En realidad, la liberación de este personaje no es plenamente atribuible al juez del caso. La liberación del hermano de El Mencho exhibe todo lo que está mal en el sistema de seguridad y de procuración de justicia. La FGR reconoce que lo detuvieron sin orden de cateo porque estando ya localizado, en tres ocasiones un juez de control negó dicha orden. Luego, en la carpeta de investigación presentaron una versión de la detención que no es similar a la que presentaron los militares que realizaron el operativo.
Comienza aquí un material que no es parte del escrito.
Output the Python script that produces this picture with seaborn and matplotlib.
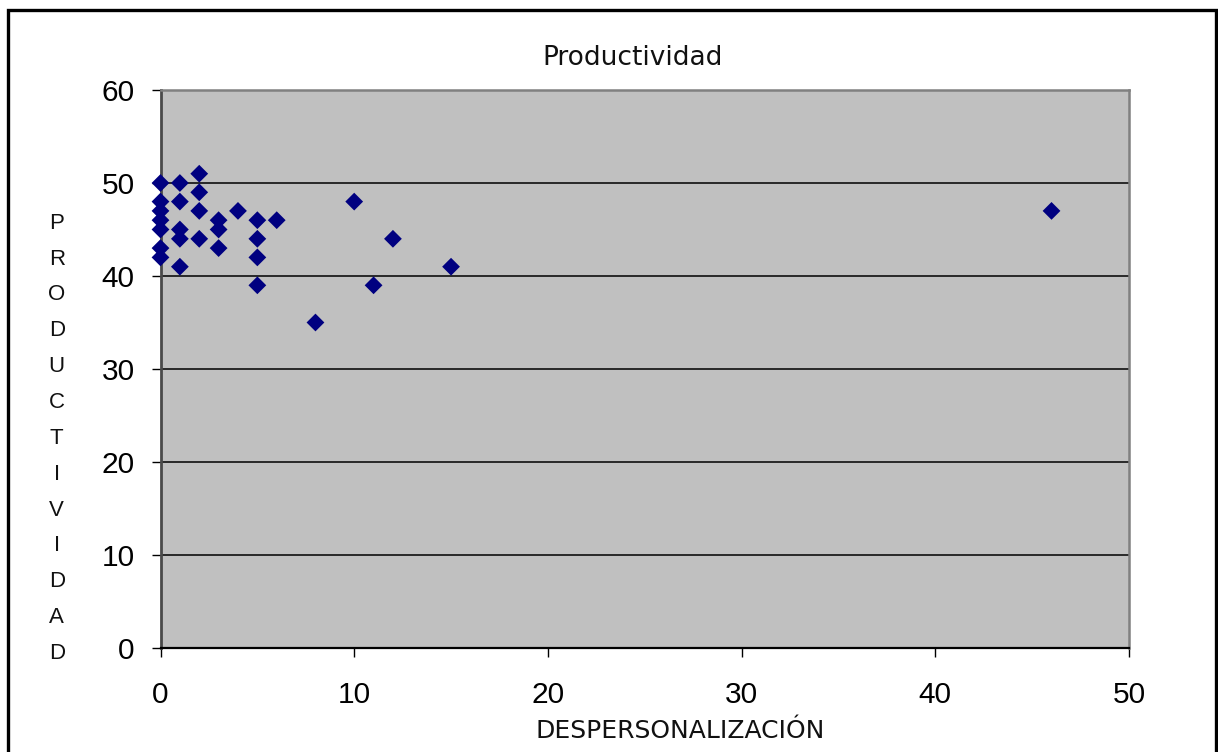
import matplotlib
matplotlib.use("Agg")
import matplotlib.pyplot as plt
import seaborn as sns
import pandas as pd
from matplotlib.patches import Rectangle

# ---- data ----
despersonalizacion = [0, 0, 0, 0, 0, 0, 0,
                      1, 1, 1, 1, 1,
                      2, 2, 2, 2,
                      3, 3, 3,
                      4,
                      5, 5, 5, 5,
                      6, 8, 10, 11, 12, 15, 46]
productividad = [50, 48, 47, 46, 45, 43, 42,
                 50, 48, 45, 44, 41,
                 51, 49, 47, 44,
                 46, 45, 43,
                 47,
                 46, 44, 42, 39,
                 46, 35, 48, 39, 44, 41, 47]
x_ticks = [0, 10, 20, 30, 40, 50]
y_ticks = [0, 10, 20, 30, 40, 50, 60]
title_text = "Productividad"
x_label = "DESPERSONALIZACIÓN"
y_label = "PRODUCTIVIDAD"

W, H = 1218, 752
fig = plt.figure(figsize=(W / 100, H / 100), dpi=100)
fig.patch.set_facecolor("white")

left, right, top, bottom = 160.5, 1129, 90, 648
ax = fig.add_axes([left / W, 1 - bottom / H, (right - left) / W, (bottom - top) / H])
ax.set_facecolor("#C0C0C0")

df = pd.DataFrame({"x": despersonalizacion, "y": productividad})
sns.scatterplot(data=df, x="x", y="y", marker="D", s=82, color="#000080",
                edgecolor="none", linewidth=0, ax=ax, zorder=4, clip_on=False)

ax.set_xlim(0, 50)
ax.set_ylim(0, 60)
ax.set_xticks(x_ticks)
ax.set_yticks(y_ticks)
ax.set_xlabel("")
ax.set_ylabel("")

ax.set_axisbelow(True)
ax.yaxis.grid(True, color="black", linewidth=1.1)
ax.xaxis.grid(False)

for side in ["top", "right"]:
    ax.spines[side].set_color("#808080")
    ax.spines[side].set_linewidth(1.8)
ax.spines["left"].set_color("#4a4a4a")
ax.spines["left"].set_linewidth(2)
ax.spines["bottom"].set_color("black")
ax.spines["bottom"].set_linewidth(1.6)

tick_font = "Liberation Sans"
ax.tick_params(axis="both", direction="out", length=6.5, width=1, colors="black",
               labelsize=21.5)
ax.tick_params(axis="y", pad=12)
ax.tick_params(axis="x", pad=17.5)
for lab in ax.get_xticklabels() + ax.get_yticklabels():
    lab.set_fontfamily(tick_font)

# title
fig.text(633 / W, 1 - 65 / H, title_text, ha="center", va="baseline",
         fontsize=19, family="DejaVu Sans", color="#111111")
# x label
fig.text(680 / W, 1 - 737.5 / H, x_label, ha="center", va="baseline",
         fontsize=18, family="DejaVu Sans", color="#111111")
# stacked y label
for i, ch in enumerate(y_label):
    yc = 221.7 + i * 35.85
    fig.text(56.7 / W, 1 - (yc + 7) / H, ch, ha="center", va="baseline",
             fontsize=16, family="Liberation Sans", color="#111111")

# outer chart border
border = Rectangle((7.5 / W, -20 / H), (1216 - 7.5) / W, (752 + 20 - 9.5) / H,
                   transform=fig.transFigure, fill=False, edgecolor="black",
                   linewidth=2.4, clip_on=False)
fig.patches.append(border)

fig.savefig("out.png", dpi=100, facecolor="white")
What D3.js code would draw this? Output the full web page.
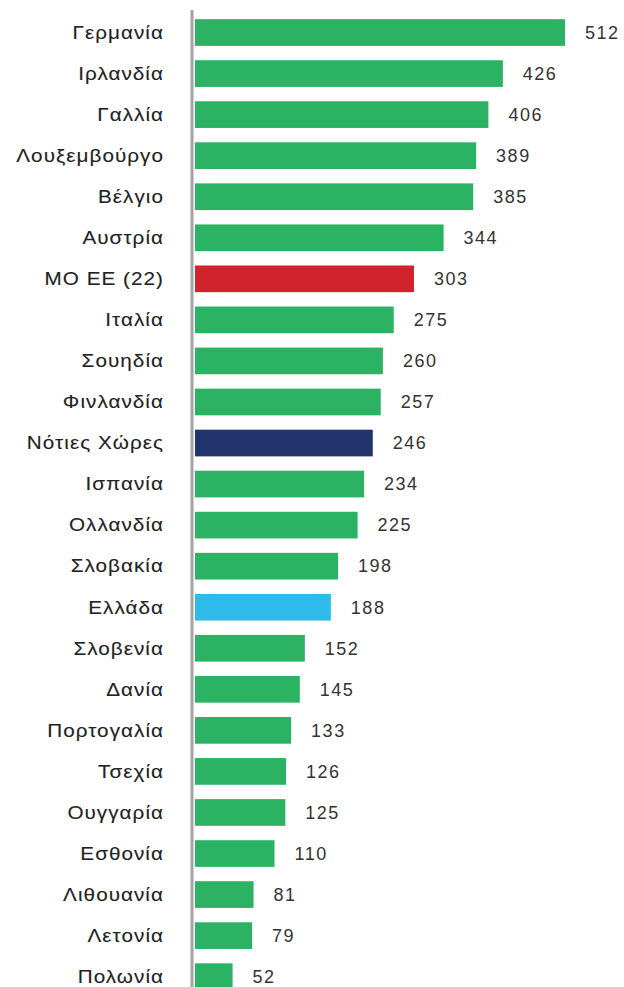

La defensa de Don Rodo se basó para pedir la liberación en los testimonios de la policía municipal de Autlán, la ciudad que es el centro de operaciones del CJNG y que trabaja abiertamente con el CJNG. Hasta el presidente municipal participó en la defensa del hermano de El Mencho. Y judicialmente no se tuvo el sustento de pruebas (información de inteligencia había, y mucha) suficiente como para mantener a este personaje clave del CJNG en la cárcel. Falta coordinación, falta un compromiso compartido, falta claridad en la forma y los objetivos, sobre todo a la hora de judicializar los casos. Lo de Don Rodo, siendo un triunfo, terminó convertido en un desastre y en la mejor demostración de por qué no funcionan las cosas en el ámbito de la seguridad.
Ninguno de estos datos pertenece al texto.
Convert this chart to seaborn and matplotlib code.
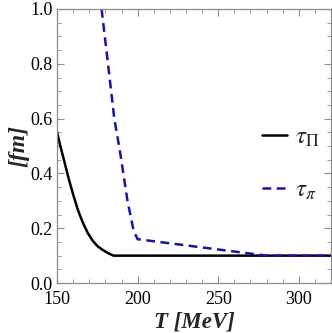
import pandas as pd
import matplotlib.pyplot as plt
import seaborn as sns
from matplotlib.ticker import MultipleLocator

# data
T_bulk = [150, 152, 154, 157, 160, 163, 166, 169, 172, 175, 178.5, 182, 185, 320]
tau_bulk = [0.55, 0.50, 0.455, 0.385, 0.322, 0.265, 0.22, 0.183, 0.155, 0.135, 0.12, 0.108, 0.10, 0.10]

T_shear = [177.6, 180.6, 185.5, 188.9, 193.6, 197.5, 200, 240, 280, 320]
tau_shear = [1.0, 0.85, 0.60, 0.485, 0.303, 0.19, 0.16, 0.13, 0.10, 0.10]

df_bulk = pd.DataFrame({'T': T_bulk, 'tau': tau_bulk})
df_shear = pd.DataFrame({'T': T_shear, 'tau': tau_shear})

sns.set_theme(style="ticks")
plt.rcParams['font.family'] = ['Liberation Serif', 'DejaVu Serif']
plt.rcParams['mathtext.fontset'] = 'stix'

fig = plt.figure(figsize=(3.32, 3.33), dpi=100)
ax = fig.add_axes([0.172, 0.150, 0.825, 0.823])

sns.lineplot(data=df_bulk, x='T', y='tau', ax=ax, color='black', lw=1.8,
             label=r'$\tau_\Pi$', sort=False)
sns.lineplot(data=df_shear, x='T', y='tau', ax=ax, color='#1414a8', lw=1.8,
             dashes=(3.5, 2.2), label=r'$\tau_\pi$', sort=False)

ax.set_xlim(150, 320)
ax.set_ylim(0, 1.0)
ax.xaxis.set_major_locator(MultipleLocator(50))
ax.xaxis.set_minor_locator(MultipleLocator(10))
ax.yaxis.set_major_locator(MultipleLocator(0.2))
ax.yaxis.set_minor_locator(MultipleLocator(0.05))
ax.yaxis.set_major_formatter(plt.FuncFormatter(lambda v, p: f'{v:.1f}'))

for s in ax.spines.values():
    s.set_color('#8c8c8c')
    s.set_linewidth(0.9)
ax.tick_params(which='both', direction='in', top=True, right=True,
               color='#8c8c8c', labelsize=13, labelcolor='black')
ax.tick_params(axis='x', pad=6)
ax.tick_params(axis='y', pad=3)
ax.tick_params(which='major', length=5, width=0.8)
ax.tick_params(which='minor', length=3, width=0.6)

ax.set_xlabel('T [MeV]', fontsize=16.5, fontweight='bold', style='italic', labelpad=2)
ax.set_ylabel('[fm]', fontsize=17, fontweight='bold', style='italic', labelpad=1)

ax.legend(loc='center left', bbox_to_anchor=(0.665, 0.435), frameon=False,
          fontsize=18, handlelength=1.0, handletextpad=0.35, labelspacing=1.2)

plt.savefig('out.png', dpi=100)
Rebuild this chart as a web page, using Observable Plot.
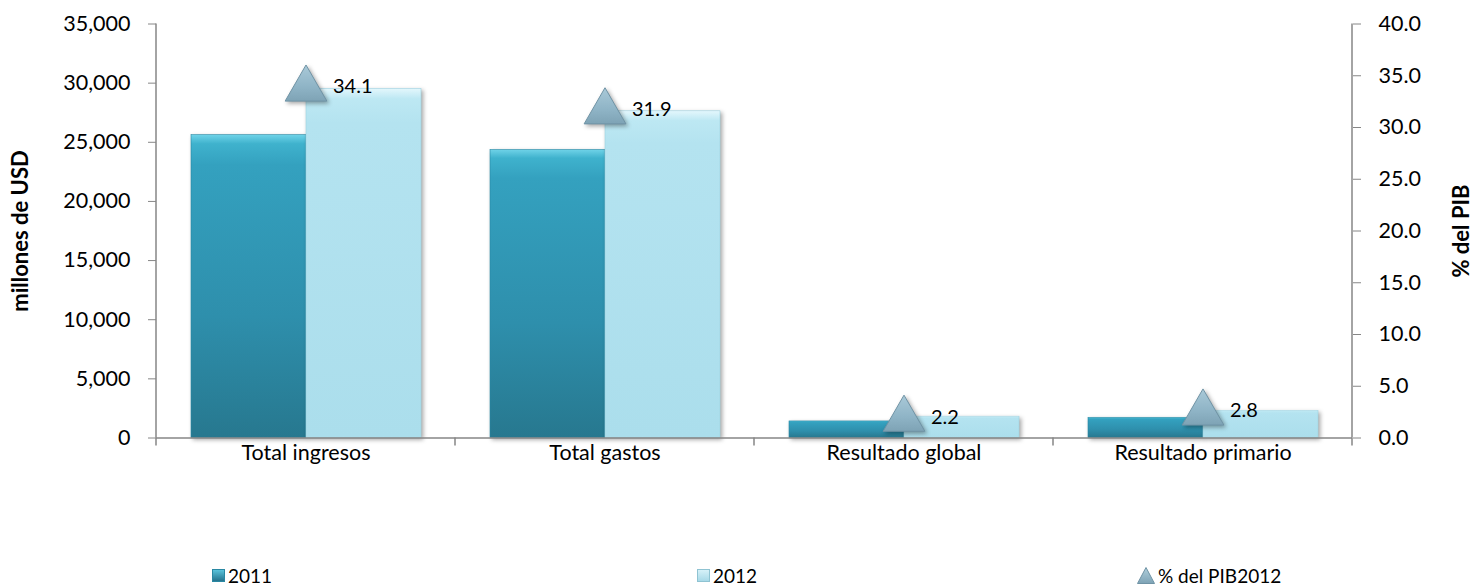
<!DOCTYPE html>
<html>
<head>
<meta charset="utf-8">
<script src="https://cdn.jsdelivr.net/npm/d3@7"></script>
<script src="https://cdn.jsdelivr.net/npm/@observablehq/plot@0.6"></script>
<style>
  html, body { margin: 0; padding: 0; background: #fff; overflow: hidden; }
  #chart { position: relative; width: 1474px; height: 586px; font-family: Lato, "Open Sans", sans-serif; }
  #chart svg { display: block; }
  g[aria-label="bar"] rect { filter: drop-shadow(2px 2px 2px rgba(0,0,0,0.35)); }
  g[aria-label="dot"] path { filter: drop-shadow(2px 2px 2px rgba(0,0,0,0.35)); }
  g[aria-label="y-axis label"] text { font-weight: bold; font-size: 22px; }
  #legend { position: relative; height: 21px; font-size: 19px; color: #000; }
  #legend .item { position: absolute; top: 0; display: flex; align-items: center; gap: 3px; line-height: 21px; }
</style>
</head>
<body>
<div id="chart"></div>
<script>
// ---- data ----
const categories = ["Total ingresos", "Total gastos", "Resultado global", "Resultado primario"];
const years = ["2011", "2012"];
const values2011 = [25600, 24350, 1400, 1710];
const values2012 = [29520, 27620, 1800, 2300];
const pct2012 = [34.1, 31.9, 2.2, 2.8];
const leftTicks = [0, 5000, 10000, 15000, 20000, 25000, 30000, 35000];
const rightTicks = [0, 5, 10, 15, 20, 25, 30, 35, 40];
const pctMax = 40, usdMax = 35000;

const toUsd = p => p * usdMax / pctMax; // secondary axis mapped onto the primary scale

const bars = [];
categories.forEach((c, i) => {
  bars.push({cat: c, year: "2011", value: values2011[i]});
  bars.push({cat: c, year: "2012", value: values2012[i]});
});
const pts = categories.map((c, i) => ({cat: c, pct: pct2012[i]}));

const axisColor = "#868686";
const FS = 21.5;

const plot = Plot.plot({
  width: 1474,
  height: 565,
  marginLeft: 156,
  marginRight: 122,
  marginTop: 23.5,
  marginBottom: 127.5,
  style: {fontFamily: "Lato, 'Open Sans', sans-serif", fontSize: FS + "px", color: "#000", background: "transparent", overflow: "visible"},
  fx: {domain: categories, padding: 0, label: null},
  x: {domain: years, paddingInner: 0, paddingOuter: 0.294, axis: null},
  y: {domain: [0, usdMax], axis: null},
  marks: [
    Plot.barY(bars, {fx: "cat", x: "year", y: "value",
      fill: d => d.year === "2011" ? "url(#g2011)" : "url(#g2012)",
      stroke: d => d.year === "2011" ? "#2a88a3" : "#9fd3e2", strokeWidth: 0.6}),
    Plot.ruleY([0], {stroke: axisColor, strokeWidth: 1.5}),
    Plot.dot(pts, {fx: "cat", y: d => toUsd(d.pct), symbol: "triangle", r: 15.5, dy: 4,
      fill: "url(#gtri)", stroke: "#6f93a5", strokeWidth: 1}),
    Plot.text(pts, {fx: "cat", y: d => toUsd(d.pct), text: d => d.pct.toFixed(1),
      textAnchor: "start", dx: 27, dy: 2, fontSize: 20, fill: "#000"}),
    Plot.axisY({anchor: "left", ticks: leftTicks, tickFormat: d3.format(","), tickSize: 8, tickPadding: 18,
      stroke: axisColor, fill: "#000", fontSize: FS, label: "millones de USD", labelAnchor: "center", labelOffset: 144, labelArrow: "none"}),
    Plot.axisY({anchor: "right", ticks: rightTicks.map(toUsd), tickFormat: v => (v * pctMax / usdMax).toFixed(1),
      tickSize: 8, tickPadding: 18, stroke: axisColor, fill: "#000", fontSize: FS, label: "% del PIB", labelAnchor: "center", labelOffset: 116, labelArrow: "none"}),
    Plot.axisFx({anchor: "bottom", tickSize: 0, tickPadding: 7, fontSize: FS, fill: "#000", label: null})
  ]
});

// gradients for the bevelled Excel look
const svg = d3.select(plot.tagName === "svg" ? plot : plot.querySelector("svg"));
const defs = svg.insert("defs", ":first-child");
function grad(id, stops) {
  const g = defs.append("linearGradient").attr("id", id).attr("x1", 0).attr("x2", 0).attr("y1", 0).attr("y2", 1);
  stops.forEach(([o, c]) => g.append("stop").attr("offset", o).attr("stop-color", c));
}
grad("g2011", [[0, "#6fd3e8"], [0.03, "#3fb2cd"], [0.1, "#34a1bf"], [0.6, "#2e8fac"], [1, "#27788f"]]);
grad("g2012", [[0, "#e4f7fc"], [0.03, "#bde8f3"], [0.1, "#b4e3f0"], [1, "#abdeec"]]);
grad("gtri", [[0, "#a9c9d8"], [0.6, "#8fb4c6"], [1, "#7ea3b5"]]);

// axis lines and category boundary ticks, from the plot's own scales
const fx = plot.scale("fx"), y = plot.scale("y");
const y0 = y.apply(0), yTop = y.apply(usdMax);
const xL = fx.apply(categories[0]);
const xR = fx.apply(categories[categories.length - 1]) + fx.bandwidth;
const lines = svg.append("g").attr("stroke", axisColor).attr("stroke-width", 1.5);
lines.append("line").attr("x1", xL).attr("x2", xL).attr("y1", yTop).attr("y2", y0);
lines.append("line").attr("x1", xR).attr("x2", xR).attr("y1", yTop).attr("y2", y0);
const edges = categories.map(c => fx.apply(c)).concat([xR]);
edges.forEach(x => lines.append("line").attr("x1", x).attr("x2", x).attr("y1", y0).attr("y2", y0 + 8));

// bold axis titles
svg.selectAll("g[aria-label='y-axis label'] text").attr("font-weight", "bold");

const chart = document.getElementById("chart");
chart.appendChild(plot);

// legend below the plot
const legend = document.createElement("div");
legend.id = "legend";
const items = [
  {label: "2011", x: 212, kind: "rect", fill: "url(#lg2011)"},
  {label: "2012", x: 697, kind: "rect", fill: "url(#lg2012)"},
  {label: "% del PIB2012", x: 1137, kind: "tri"}
];
const swDefs = `<defs>
<linearGradient id="lg2011" x1="0" x2="0" y1="0" y2="1"><stop offset="0" stop-color="#5cc6de"/><stop offset="1" stop-color="#23708a"/></linearGradient>
<linearGradient id="lg2012" x1="0" x2="0" y1="0" y2="1"><stop offset="0" stop-color="#d8f2f9"/><stop offset="1" stop-color="#a5d8e7"/></linearGradient>
<linearGradient id="lgtri" x1="0" x2="0" y1="0" y2="1"><stop offset="0" stop-color="#b0cfdc"/><stop offset="1" stop-color="#7ea3b5"/></linearGradient></defs>`;
items.forEach((it, i) => {
  const d = document.createElement("div");
  d.className = "item";
  d.style.left = it.x + "px";
  const sw = it.kind === "rect"
    ? `<svg width="13" height="13">${i === 0 ? swDefs : ""}<rect x="0.5" y="0.5" width="12" height="12" fill="${it.fill}" stroke="${i === 0 ? '#2a88a3' : '#8fc3d2'}"/></svg>`
    : `<svg width="18" height="17"><path d="M9 0.5 L17.5 16.5 L0.5 16.5 Z" fill="url(#lgtri)" stroke="#6f93a5"/></svg>`;
  d.innerHTML = sw + `<span>${it.label}</span>`;
  legend.appendChild(d);
});
chart.appendChild(legend);
</script>
</body>
</html>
Pero no se trata sólo de este caso. Parte central del problema es también la politización y el doble discurso del propio gobierno a la hora de aplicar la justicia. Se aprobó una Ley de Amnistía que tendrá inevitablemente que ser revisada en la Suprema Corte, porque tiene como objetivo colocar al Presidente de la República por encima de cualquier instancia judicial o de investigación, ya que le permite liberar a cualquier delincuente, detenido por el delito que sea, en cualquiera de los momentos del proceso, esté ya o no condenado.
El propio Presidente ha explicado que uno de los casos que está promoviendo es el de Israel Vallarta, acusado de seis secuestros y que fue detenido junto con la que era su pareja, Florence Cassez. Vallarta es un peligroso secuestrador, hay testimonios de sus víctimas y pruebas que lo inculpan. ¿Por qué lo quiere liberar el Presidente? Para acusar a Genaro García Luna y a Carlos Loret de Mola y relacionarlos con el operativo en el que fueron detenidos hace 19 años Cassez y Vallarta. El exministro presidente de la SCJN, Arturo Zaldívar, fue quien propuso la liberación de Cassez y ha apoyado la de Vallarta en varias ocasiones sin éxito, porque distintos tribunales una y otra vez lo han considerado culpable. Está en prisión preventiva porque no se ha podido dictar una sentencia definitiva, ya que su defensa ha colocado un amparo tras otro para impedirla a como dé lugar. Y ahora se abre, nuevamente, una oportunidad para dejarlo en libertad.
Quieren convertir a Vallarta en un testigo protegido, como hicieron con Gildardo López Astudillo en el caso Ayotzinapa y con muchos otros. El problema se complica con estos testigos protegidos porque aparecen cuando quieren y diciendo lo que las autoridades quieran. Ahí está el testimonio de Sergio Villarreal, El Grande, uno de los principales líderes del cártel de los Beltrán Leyva, quien ya había declarado en México, cuando fue detenido en 2006, que había entregado millones de dólares a la campaña presidencial de López Obrador del 2006, testimonio que presentó originalmente ante la PGR, luego ante autoridades estadunidenses y que ahora ratifica en un libro de Anabel Hernández.
La verdad es que, como está presentado el testimonio, no es demasiado creíble. Pero es el mismo personaje que en el mismo testimonio dice que le habría entregado tres millones de dólares, en esas mismas fechas, a Genaro García Luna. El presidente López Obrador ha usado una y otra vez el testimonio de El Grande, presentado sin una sola prueba, en contra del exsecretario de seguridad, pero lo rechaza en forma terminante cuando el mismo sujeto lo acusa a él. Si el testigo es bueno en un caso, lo debe ser en el otro. Y en esto el gobierno federal ha caído, una vez más, en su propia trampa. Con un punto que no es menor: con base en esos testimonios, y nada más, sin pruebas documentales, fue con lo que enjuiciaron a García Luna en Estados Unidos. Con esos mismos testimonios podrían enjuiciar el día de mañana al propio mandatario o a gente de su equipo. Ése es el riesgo que se corre cuando se usa judicialmente a testigos protegidos que no sustentan sus declaraciones en pruebas.
Pero vamos con otro caso polémico: el del secuestro del obispo Salvador Rangel. Al momento de escribir estas líneas no hay siquiera una versión verosímil de lo ocurrido. ¿Qué pasó realmente con el obispo secuestrado durante casi dos días en Morelos? La tesis de que fue un secuestro exprés no se sostiene, tampoco el silencio de las autoridades locales y federales. Y llama profundamente la atención otro silencio, el de la Conferencia Episcopal.